Given data ->
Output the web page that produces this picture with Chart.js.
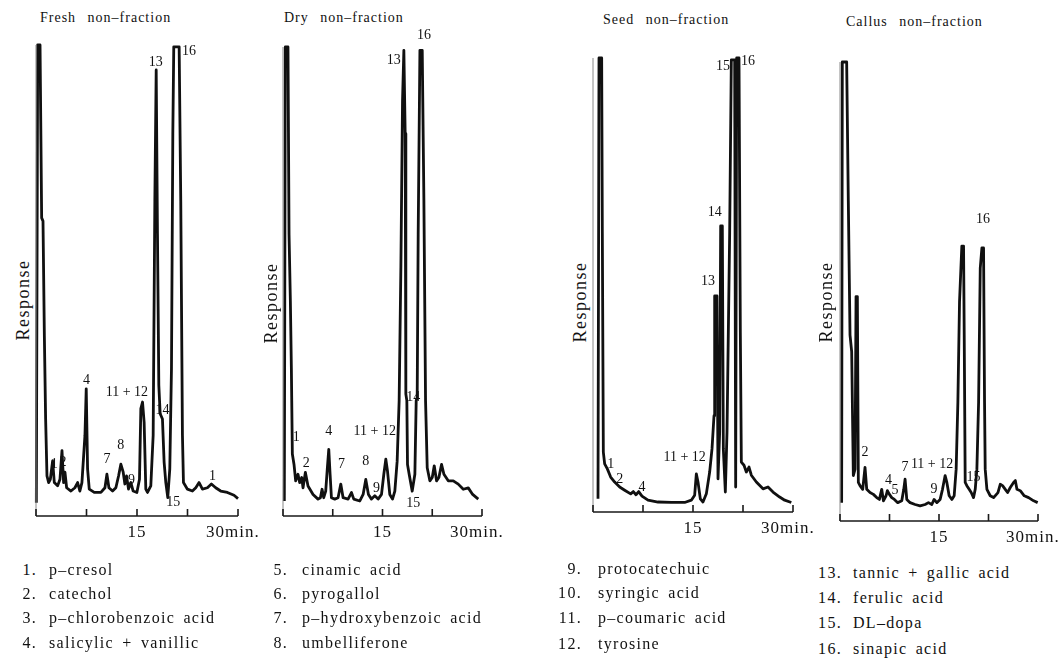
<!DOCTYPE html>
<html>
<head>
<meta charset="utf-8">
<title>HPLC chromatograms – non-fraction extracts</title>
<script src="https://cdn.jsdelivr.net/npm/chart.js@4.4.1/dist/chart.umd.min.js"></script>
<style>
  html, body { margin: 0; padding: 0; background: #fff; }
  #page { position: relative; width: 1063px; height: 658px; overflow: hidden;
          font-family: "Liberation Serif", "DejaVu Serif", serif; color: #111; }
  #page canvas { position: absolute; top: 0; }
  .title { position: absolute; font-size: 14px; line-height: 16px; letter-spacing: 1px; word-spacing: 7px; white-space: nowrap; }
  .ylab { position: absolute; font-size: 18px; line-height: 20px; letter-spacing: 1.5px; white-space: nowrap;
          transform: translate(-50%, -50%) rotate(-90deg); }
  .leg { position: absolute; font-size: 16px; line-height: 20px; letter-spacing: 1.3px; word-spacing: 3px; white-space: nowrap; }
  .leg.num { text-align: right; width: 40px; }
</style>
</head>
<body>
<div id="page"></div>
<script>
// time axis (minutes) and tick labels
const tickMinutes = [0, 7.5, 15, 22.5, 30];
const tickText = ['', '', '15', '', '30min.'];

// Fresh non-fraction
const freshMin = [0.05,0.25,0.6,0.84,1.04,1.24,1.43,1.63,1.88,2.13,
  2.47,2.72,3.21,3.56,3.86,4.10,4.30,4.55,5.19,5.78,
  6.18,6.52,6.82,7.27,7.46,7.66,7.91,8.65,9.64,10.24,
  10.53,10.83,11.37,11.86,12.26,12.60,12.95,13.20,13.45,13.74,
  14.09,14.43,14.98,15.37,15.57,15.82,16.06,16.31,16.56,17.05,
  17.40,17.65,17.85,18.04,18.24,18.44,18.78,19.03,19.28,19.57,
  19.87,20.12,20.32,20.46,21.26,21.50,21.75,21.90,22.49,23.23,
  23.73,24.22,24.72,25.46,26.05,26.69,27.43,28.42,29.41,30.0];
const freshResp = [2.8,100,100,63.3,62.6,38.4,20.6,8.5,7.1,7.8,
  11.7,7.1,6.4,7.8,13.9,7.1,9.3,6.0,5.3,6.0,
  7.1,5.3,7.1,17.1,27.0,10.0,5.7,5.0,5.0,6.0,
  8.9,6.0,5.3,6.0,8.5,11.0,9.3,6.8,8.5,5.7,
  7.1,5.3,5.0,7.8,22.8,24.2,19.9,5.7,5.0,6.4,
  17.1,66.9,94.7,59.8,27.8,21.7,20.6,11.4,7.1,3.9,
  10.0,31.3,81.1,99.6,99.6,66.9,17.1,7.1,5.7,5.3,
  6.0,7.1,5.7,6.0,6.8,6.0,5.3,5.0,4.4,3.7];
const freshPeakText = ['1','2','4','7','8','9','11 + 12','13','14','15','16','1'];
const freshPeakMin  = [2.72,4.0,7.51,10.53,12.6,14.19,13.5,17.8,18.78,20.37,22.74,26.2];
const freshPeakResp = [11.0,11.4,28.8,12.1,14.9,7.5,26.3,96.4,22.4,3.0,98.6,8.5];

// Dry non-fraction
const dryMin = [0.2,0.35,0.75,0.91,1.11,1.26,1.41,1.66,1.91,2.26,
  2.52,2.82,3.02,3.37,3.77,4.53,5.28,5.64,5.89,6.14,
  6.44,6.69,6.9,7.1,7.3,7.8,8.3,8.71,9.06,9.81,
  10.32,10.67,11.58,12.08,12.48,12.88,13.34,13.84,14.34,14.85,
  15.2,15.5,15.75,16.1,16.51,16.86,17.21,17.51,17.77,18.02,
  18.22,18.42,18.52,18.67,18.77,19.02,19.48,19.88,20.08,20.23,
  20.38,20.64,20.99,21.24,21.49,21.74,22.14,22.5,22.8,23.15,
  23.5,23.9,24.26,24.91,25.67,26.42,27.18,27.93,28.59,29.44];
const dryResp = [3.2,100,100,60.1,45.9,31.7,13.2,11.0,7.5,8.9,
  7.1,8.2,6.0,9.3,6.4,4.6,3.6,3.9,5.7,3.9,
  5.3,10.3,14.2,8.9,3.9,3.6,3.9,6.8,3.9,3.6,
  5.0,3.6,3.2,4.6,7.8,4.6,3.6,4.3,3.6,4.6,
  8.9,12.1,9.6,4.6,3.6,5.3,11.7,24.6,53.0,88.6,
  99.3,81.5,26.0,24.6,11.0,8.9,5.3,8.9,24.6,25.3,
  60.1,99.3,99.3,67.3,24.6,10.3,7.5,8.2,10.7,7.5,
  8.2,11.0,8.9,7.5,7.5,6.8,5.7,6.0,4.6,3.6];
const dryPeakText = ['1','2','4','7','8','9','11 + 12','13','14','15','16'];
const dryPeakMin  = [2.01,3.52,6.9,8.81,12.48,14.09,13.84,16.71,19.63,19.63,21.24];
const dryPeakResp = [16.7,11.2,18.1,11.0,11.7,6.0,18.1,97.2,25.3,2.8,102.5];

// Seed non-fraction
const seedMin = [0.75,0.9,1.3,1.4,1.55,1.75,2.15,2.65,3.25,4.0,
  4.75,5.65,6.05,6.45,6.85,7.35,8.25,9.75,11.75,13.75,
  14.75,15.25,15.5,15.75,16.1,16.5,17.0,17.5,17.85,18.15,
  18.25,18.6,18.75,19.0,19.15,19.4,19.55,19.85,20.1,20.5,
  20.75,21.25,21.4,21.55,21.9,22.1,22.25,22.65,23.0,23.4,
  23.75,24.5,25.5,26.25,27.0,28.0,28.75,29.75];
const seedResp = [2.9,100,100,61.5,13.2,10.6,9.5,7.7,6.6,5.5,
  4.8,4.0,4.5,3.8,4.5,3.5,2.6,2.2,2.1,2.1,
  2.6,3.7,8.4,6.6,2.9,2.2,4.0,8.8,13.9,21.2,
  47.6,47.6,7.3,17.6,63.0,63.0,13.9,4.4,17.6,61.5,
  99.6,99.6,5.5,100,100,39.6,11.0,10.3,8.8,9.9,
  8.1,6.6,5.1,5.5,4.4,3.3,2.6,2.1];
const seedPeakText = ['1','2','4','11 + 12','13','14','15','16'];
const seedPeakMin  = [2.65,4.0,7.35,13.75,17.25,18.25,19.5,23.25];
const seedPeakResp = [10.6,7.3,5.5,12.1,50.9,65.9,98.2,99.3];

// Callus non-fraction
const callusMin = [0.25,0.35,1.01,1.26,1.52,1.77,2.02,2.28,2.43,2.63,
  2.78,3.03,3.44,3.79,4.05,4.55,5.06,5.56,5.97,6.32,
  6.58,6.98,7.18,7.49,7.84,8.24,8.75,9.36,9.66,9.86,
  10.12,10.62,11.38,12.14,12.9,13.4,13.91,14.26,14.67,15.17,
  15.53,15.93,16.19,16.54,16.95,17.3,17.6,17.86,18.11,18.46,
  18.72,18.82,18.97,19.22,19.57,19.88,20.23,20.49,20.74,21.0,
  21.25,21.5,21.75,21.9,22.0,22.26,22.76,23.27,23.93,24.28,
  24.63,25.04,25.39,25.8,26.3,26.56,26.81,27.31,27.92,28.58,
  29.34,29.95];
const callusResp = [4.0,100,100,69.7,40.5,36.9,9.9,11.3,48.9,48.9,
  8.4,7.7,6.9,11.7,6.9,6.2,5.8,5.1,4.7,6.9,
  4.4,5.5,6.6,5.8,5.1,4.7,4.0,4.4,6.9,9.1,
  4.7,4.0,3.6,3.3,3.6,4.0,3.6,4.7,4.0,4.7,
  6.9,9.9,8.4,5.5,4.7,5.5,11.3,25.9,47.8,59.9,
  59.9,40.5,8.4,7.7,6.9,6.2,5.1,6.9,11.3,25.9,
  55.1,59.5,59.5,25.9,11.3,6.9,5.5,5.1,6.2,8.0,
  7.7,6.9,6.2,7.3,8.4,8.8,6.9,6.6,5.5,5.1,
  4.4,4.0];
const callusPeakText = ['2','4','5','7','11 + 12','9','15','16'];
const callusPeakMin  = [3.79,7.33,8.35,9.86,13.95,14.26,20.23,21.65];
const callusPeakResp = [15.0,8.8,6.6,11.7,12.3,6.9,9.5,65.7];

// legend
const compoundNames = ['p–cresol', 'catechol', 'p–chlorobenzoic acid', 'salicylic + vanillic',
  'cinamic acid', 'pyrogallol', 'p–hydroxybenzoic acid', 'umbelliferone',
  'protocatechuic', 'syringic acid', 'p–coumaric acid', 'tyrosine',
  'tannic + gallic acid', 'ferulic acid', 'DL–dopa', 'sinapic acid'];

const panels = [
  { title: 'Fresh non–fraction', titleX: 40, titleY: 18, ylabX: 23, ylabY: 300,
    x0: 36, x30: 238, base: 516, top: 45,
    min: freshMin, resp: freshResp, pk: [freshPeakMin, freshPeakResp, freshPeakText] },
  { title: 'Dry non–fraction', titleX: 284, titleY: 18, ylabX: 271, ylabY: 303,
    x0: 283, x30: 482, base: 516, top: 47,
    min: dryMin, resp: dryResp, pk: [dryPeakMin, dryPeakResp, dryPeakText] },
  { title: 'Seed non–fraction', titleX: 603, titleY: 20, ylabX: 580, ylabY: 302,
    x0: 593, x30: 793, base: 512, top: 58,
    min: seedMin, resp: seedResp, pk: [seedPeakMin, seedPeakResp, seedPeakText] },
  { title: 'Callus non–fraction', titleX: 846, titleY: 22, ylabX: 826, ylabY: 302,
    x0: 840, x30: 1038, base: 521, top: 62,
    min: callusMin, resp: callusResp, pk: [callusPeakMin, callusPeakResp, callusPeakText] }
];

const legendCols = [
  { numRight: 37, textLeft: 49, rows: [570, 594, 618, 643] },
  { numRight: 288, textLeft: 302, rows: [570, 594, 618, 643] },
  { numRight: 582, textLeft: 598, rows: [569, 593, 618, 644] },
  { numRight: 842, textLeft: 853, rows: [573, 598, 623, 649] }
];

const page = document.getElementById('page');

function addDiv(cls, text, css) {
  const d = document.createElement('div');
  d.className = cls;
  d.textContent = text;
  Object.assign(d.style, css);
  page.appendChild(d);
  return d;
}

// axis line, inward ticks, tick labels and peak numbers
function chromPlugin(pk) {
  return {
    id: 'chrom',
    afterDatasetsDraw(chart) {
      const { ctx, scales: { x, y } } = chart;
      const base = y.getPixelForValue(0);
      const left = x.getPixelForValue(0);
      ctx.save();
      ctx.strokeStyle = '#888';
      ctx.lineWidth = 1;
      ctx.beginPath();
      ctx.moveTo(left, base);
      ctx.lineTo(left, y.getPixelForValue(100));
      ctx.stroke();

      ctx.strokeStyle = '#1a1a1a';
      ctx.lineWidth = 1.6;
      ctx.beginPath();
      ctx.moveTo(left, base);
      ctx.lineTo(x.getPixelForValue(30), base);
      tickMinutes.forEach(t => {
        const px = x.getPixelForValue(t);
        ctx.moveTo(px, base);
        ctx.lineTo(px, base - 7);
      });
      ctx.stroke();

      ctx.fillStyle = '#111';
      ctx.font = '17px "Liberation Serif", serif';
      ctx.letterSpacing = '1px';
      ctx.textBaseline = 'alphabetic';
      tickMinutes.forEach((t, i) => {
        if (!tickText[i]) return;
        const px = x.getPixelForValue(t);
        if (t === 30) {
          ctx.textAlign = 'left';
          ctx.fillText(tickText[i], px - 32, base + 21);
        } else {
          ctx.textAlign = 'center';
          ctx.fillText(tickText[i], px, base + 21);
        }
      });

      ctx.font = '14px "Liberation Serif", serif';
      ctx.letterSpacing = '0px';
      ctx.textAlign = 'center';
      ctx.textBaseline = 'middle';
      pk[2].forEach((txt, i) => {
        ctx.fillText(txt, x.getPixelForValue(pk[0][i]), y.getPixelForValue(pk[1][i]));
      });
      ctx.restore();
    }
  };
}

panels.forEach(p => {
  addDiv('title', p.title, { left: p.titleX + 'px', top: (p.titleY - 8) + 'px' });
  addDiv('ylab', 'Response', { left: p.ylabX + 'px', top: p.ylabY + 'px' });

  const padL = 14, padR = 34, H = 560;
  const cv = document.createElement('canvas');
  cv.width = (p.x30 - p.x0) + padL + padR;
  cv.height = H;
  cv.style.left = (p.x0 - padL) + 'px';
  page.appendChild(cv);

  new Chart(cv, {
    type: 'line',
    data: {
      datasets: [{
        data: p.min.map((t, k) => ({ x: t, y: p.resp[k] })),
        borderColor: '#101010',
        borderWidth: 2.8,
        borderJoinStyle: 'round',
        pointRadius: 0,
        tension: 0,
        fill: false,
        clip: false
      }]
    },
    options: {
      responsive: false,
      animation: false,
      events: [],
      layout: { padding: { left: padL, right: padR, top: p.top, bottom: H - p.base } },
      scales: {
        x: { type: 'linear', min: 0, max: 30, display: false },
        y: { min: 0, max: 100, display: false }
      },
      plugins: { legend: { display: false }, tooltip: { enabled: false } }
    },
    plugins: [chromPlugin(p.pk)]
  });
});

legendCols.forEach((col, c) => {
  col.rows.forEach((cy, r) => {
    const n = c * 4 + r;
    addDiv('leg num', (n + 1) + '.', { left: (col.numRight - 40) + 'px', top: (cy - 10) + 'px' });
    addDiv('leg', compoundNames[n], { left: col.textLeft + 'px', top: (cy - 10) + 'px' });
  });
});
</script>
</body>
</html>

Written task -> Which lines contain the word "page"? Return each of them.

Output for this task ->
Output the web page that produces this picture with Chart.js.
  #page { position: relative; width: 1063px; height: 658px; overflow: hidden;
  #page canvas { position: absolute; top: 0; }
<div id="page"></div>
const page = document.getElementById('page');
  page.appendChild(d);
  page.appendChild(cv);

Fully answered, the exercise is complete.